## start MATERIAL PROVIDED
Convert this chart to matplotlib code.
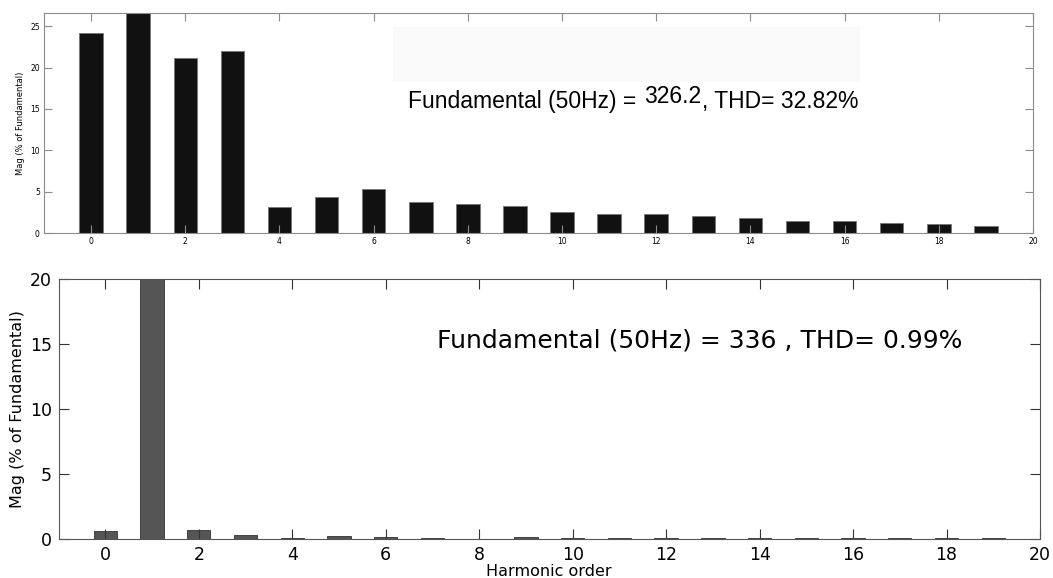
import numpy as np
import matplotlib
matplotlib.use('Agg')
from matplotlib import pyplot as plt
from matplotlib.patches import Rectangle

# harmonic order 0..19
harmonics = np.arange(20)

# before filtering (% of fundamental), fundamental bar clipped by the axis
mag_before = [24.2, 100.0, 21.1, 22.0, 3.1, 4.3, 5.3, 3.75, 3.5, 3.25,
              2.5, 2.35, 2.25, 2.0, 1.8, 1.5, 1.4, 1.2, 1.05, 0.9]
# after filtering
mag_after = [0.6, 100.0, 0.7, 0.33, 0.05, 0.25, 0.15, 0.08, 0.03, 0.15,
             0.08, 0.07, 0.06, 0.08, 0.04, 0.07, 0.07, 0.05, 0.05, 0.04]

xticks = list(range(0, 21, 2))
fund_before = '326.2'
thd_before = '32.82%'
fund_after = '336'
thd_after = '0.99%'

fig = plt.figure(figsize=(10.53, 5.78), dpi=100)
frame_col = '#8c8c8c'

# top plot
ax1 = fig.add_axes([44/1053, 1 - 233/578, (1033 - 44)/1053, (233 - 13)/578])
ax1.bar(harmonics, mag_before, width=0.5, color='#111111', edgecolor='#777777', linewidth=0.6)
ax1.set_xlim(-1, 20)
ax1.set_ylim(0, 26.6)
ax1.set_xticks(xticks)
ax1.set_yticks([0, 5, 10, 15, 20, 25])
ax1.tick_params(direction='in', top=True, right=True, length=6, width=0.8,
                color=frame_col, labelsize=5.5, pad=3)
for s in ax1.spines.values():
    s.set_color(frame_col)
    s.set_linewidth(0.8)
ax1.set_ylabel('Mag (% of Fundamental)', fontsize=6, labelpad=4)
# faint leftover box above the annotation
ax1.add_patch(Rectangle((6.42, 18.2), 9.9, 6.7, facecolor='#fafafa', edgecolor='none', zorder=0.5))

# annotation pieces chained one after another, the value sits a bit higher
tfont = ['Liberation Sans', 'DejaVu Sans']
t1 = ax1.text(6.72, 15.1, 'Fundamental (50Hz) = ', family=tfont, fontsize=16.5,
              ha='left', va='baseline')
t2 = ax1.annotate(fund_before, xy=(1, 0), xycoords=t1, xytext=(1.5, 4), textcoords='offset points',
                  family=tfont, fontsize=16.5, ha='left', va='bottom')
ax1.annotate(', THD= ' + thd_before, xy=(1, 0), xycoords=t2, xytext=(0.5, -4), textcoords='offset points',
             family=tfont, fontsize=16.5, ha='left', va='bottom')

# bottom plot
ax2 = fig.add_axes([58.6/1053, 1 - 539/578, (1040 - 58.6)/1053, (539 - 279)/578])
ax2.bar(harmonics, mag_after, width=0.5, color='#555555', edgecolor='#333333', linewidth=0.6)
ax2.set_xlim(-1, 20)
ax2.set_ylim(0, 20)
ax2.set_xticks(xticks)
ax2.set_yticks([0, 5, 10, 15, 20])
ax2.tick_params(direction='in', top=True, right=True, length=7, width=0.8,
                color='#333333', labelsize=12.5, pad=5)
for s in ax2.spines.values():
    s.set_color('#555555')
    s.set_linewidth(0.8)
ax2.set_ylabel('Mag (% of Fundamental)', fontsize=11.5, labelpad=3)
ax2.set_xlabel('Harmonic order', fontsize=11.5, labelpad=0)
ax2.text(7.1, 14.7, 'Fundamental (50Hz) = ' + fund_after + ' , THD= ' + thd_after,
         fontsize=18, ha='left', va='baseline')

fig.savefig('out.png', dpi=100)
## end MATERIAL PROVIDED
(WORK TO BE COMPLETED): Without the pictures, repeat the listing above exactly.

(THE RESPONSE):
Convert this chart to matplotlib code.
import numpy as np
import matplotlib
matplotlib.use('Agg')
from matplotlib import pyplot as plt
from matplotlib.patches import Rectangle

# harmonic order 0..19
harmonics = np.arange(20)

# before filtering (% of fundamental), fundamental bar clipped by the axis
mag_before = [24.2, 100.0, 21.1, 22.0, 3.1, 4.3, 5.3, 3.75, 3.5, 3.25,
              2.5, 2.35, 2.25, 2.0, 1.8, 1.5, 1.4, 1.2, 1.05, 0.9]
# after filtering
mag_after = [0.6, 100.0, 0.7, 0.33, 0.05, 0.25, 0.15, 0.08, 0.03, 0.15,
             0.08, 0.07, 0.06, 0.08, 0.04, 0.07, 0.07, 0.05, 0.05, 0.04]

xticks = list(range(0, 21, 2))
fund_before = '326.2'
thd_before = '32.82%'
fund_after = '336'
thd_after = '0.99%'

fig = plt.figure(figsize=(10.53, 5.78), dpi=100)
frame_col = '#8c8c8c'

# top plot
ax1 = fig.add_axes([44/1053, 1 - 233/578, (1033 - 44)/1053, (233 - 13)/578])
ax1.bar(harmonics, mag_before, width=0.5, color='#111111', edgecolor='#777777', linewidth=0.6)
ax1.set_xlim(-1, 20)
ax1.set_ylim(0, 26.6)
ax1.set_xticks(xticks)
ax1.set_yticks([0, 5, 10, 15, 20, 25])
ax1.tick_params(direction='in', top=True, right=True, length=6, width=0.8,
                color=frame_col, labelsize=5.5, pad=3)
for s in ax1.spines.values():
    s.set_color(frame_col)
    s.set_linewidth(0.8)
ax1.set_ylabel('Mag (% of Fundamental)', fontsize=6, labelpad=4)
# faint leftover box above the annotation
ax1.add_patch(Rectangle((6.42, 18.2), 9.9, 6.7, facecolor='#fafafa', edgecolor='none', zorder=0.5))

# annotation pieces chained one after another, the value sits a bit higher
tfont = ['Liberation Sans', 'DejaVu Sans']
t1 = ax1.text(6.72, 15.1, 'Fundamental (50Hz) = ', family=tfont, fontsize=16.5,
              ha='left', va='baseline')
t2 = ax1.annotate(fund_before, xy=(1, 0), xycoords=t1, xytext=(1.5, 4), textcoords='offset points',
                  family=tfont, fontsize=16.5, ha='left', va='bottom')
ax1.annotate(', THD= ' + thd_before, xy=(1, 0), xycoords=t2, xytext=(0.5, -4), textcoords='offset points',
             family=tfont, fontsize=16.5, ha='left', va='bottom')

# bottom plot
ax2 = fig.add_axes([58.6/1053, 1 - 539/578, (1040 - 58.6)/1053, (539 - 279)/578])
ax2.bar(harmonics, mag_after, width=0.5, color='#555555', edgecolor='#333333', linewidth=0.6)
ax2.set_xlim(-1, 20)
ax2.set_ylim(0, 20)
ax2.set_xticks(xticks)
ax2.set_yticks([0, 5, 10, 15, 20])
ax2.tick_params(direction='in', top=True, right=True, length=7, width=0.8,
                color='#333333', labelsize=12.5, pad=5)
for s in ax2.spines.values():
    s.set_color('#555555')
    s.set_linewidth(0.8)
ax2.set_ylabel('Mag (% of Fundamental)', fontsize=11.5, labelpad=3)
ax2.set_xlabel('Harmonic order', fontsize=11.5, labelpad=0)
ax2.text(7.1, 14.7, 'Fundamental (50Hz) = ' + fund_after + ' , THD= ' + thd_after,
         fontsize=18, ha='left', va='baseline')

fig.savefig('out.png', dpi=100)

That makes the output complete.